Will you be renting a house or living with parents? You will be able to get housing benefit but how much depends on your council and the average rent in the area.


----------



## Katieeeee

Kirstin said:


> Will you be renting a house or living with parents? You will be able to get housing benefit but how much depends on your council and the average rent in the area.

I'll be renting a house, most likely a council house. I'm currently on the housing register and the council referred me last week to a parent and child project for homeless young mums between 16 and 25 and they've found me a 2 bedroom house to move into on monday I'll be sharing with a 16 year old girl who has a 7 month old baby girl.

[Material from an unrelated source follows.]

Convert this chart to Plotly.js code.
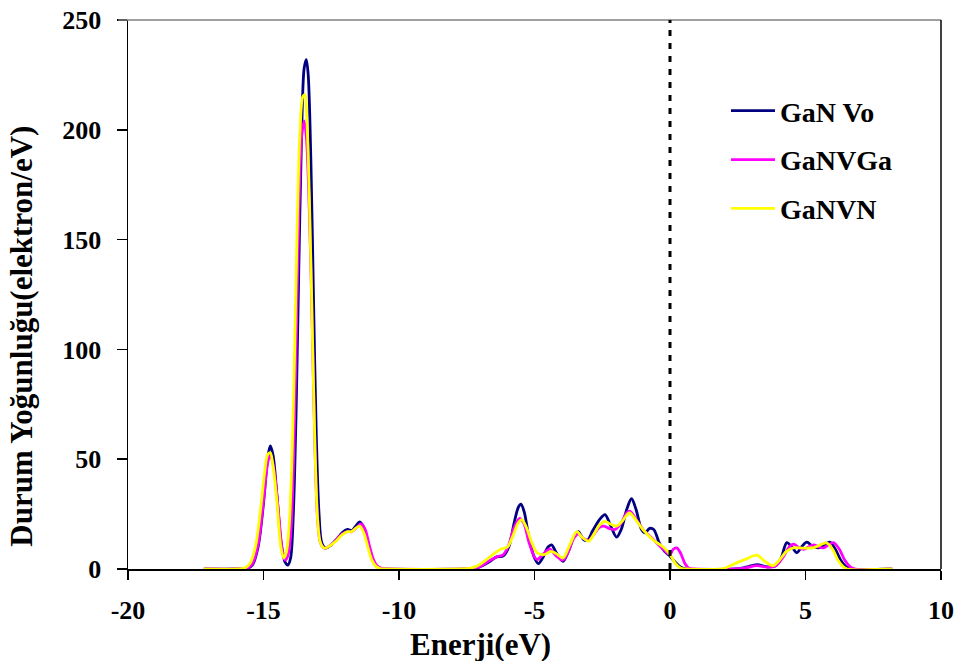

The rent there is £11 a week inc bills and they filled out a housing benefit form on my behalf (that's how kind and helpful they are) yesterday for this place, and said that as soon as I move out and into another place all I'll need to do is fill out a change of address form. So that looks all sorted.


----------



## DizzyMoo

Hiya hun , what lexis mummy said is round about spot on . You will get full rent & council tax paid too. The only other thing i can think of is you should get healthy start vouchers until your child is 4 yrs old. 
i'm on income support but i get £40 a wk as i get a budgeting loan with income support every 6mth so they take it directly out of your money , & i pay water rates direct out of my money so i dnt have to fart with it. but it should be around £60 ish, i get £20 child benefit & i get £50 for child tax as it goes down a little as your child gets older. 

if your bumps dad does pay csa you will be entitled to £20 a wk out of whatever he pays anything over that the government takes for paying your benefits/rent etc.

You are also allowed to earn an extra £20 a wk from working or extra income, again anything over that the government take. 

Cant think of anything else once baby is born though x


----------